#### To be done:
Only the number is needed: how many lines contain the word "this"?

#### Records for the task:
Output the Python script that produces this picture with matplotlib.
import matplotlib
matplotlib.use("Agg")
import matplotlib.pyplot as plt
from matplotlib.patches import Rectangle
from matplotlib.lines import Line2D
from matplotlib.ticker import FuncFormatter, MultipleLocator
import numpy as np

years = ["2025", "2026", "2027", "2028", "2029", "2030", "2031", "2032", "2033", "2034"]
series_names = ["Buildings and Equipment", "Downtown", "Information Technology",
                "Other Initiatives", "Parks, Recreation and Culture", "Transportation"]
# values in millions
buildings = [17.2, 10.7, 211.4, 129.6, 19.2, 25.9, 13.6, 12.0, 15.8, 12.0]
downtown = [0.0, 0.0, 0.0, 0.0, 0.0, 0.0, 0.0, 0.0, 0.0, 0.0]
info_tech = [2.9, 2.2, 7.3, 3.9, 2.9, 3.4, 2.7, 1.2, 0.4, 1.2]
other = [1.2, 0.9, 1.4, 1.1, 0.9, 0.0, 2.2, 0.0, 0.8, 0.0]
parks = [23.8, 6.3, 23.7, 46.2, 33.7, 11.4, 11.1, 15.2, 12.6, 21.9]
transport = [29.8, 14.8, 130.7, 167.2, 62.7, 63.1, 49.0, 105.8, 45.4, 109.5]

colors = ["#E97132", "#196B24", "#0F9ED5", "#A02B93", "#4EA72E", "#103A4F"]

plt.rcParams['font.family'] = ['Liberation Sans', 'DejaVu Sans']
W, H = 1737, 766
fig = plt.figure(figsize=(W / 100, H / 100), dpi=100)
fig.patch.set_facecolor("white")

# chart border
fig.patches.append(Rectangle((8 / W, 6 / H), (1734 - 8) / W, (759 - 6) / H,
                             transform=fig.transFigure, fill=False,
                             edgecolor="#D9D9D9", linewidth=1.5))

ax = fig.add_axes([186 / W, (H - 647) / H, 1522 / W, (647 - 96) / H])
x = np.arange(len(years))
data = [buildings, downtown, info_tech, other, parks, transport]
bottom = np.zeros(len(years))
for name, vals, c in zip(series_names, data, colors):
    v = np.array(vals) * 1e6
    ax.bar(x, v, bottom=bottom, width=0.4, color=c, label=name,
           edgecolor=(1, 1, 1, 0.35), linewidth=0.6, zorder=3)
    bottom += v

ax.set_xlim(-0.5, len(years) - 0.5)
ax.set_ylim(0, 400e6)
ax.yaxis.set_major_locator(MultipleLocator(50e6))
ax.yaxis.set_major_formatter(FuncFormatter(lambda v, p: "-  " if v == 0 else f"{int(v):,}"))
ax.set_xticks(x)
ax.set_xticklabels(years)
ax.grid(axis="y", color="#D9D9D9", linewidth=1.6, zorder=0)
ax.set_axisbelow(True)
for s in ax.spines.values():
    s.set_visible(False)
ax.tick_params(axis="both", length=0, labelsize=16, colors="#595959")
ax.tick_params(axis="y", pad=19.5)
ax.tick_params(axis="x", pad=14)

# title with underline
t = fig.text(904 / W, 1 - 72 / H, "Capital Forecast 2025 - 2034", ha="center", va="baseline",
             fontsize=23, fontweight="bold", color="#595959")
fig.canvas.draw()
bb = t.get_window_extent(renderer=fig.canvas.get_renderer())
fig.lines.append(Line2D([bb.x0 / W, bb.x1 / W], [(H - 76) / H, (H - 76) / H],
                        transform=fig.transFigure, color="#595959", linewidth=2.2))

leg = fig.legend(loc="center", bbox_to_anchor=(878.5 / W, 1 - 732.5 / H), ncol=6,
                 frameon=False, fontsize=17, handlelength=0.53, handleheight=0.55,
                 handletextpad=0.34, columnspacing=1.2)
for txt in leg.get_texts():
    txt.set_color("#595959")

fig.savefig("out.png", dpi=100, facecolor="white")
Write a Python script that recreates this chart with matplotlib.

#### Written answer:
2